The rest of A History (1986-1989) is devoted to all but one song (“Over”) from A Dead Horse, the first Palominos record to employ a consistent track-by-track lineup (Fier, Laswell, Skopelitis, Numbers Band guitarist/vocalist Robert Kidney and vocalist Amanda Kramer, ex-Information Society). All seven songs are in-house creations (three by Kidney, four by Fier/Skopelitis/Kramer); Kidney’s plaintive singing and Kramer’s multi-tracked harmonies provide a surprisingly pleasant alternative to playing spot-the-star. The band’s weakest album is tasteful and restrained to the point of blandness, with the exception of Kramer’s moody “Darklands.”
This Is How It Feels feels much better. Loosely based on Graham Greene’s The End of the Affair, the album moves the Palominos into a sound focused on hypnotically elegant grooves. New singer Lori Carson’s breathy voice, pinned between eroticism and ennui, captures Greene’s ambivalent relationship to temptations of both the flesh and earth. The album also features Lydia Kavanagh fronting a fine version of “These Days” that owes more to Nico (who once recorded it) than to its author, Jackson Browne.

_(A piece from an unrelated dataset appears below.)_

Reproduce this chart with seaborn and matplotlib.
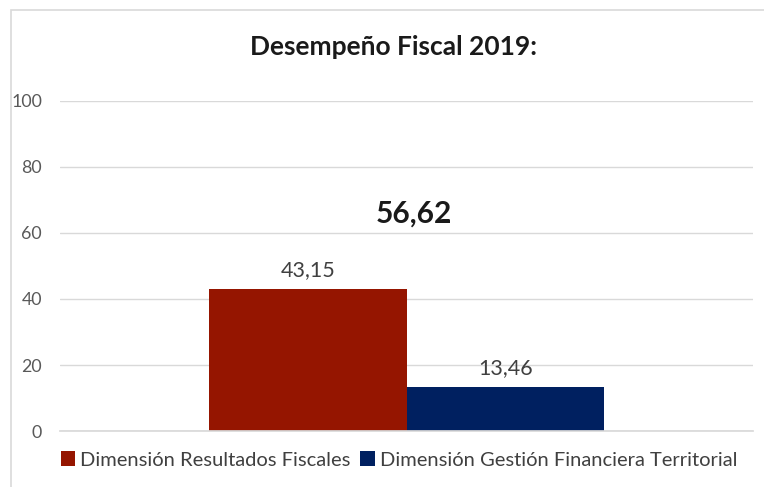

With two monster bassists in the house (Laswell and Bootsy Collins), Pure enters a realm of unbridled sensuality. There’s a post-coital languor to Carson’s singing on “Little Suicides” and the title track. The lushly atmospheric guitars (mostly by Skopelitis and Knox Chandler) swaddle the grooves and vocals in a rich, druggy haze. Pure can be heard as post-modern makeout music, and could certainly be packaged with candles and a bottle of wine. The remix EP contains six Pure-ities reconfigured by Bill Laswell, Bandulu and New York ambient auteur Terre Thaemlitz.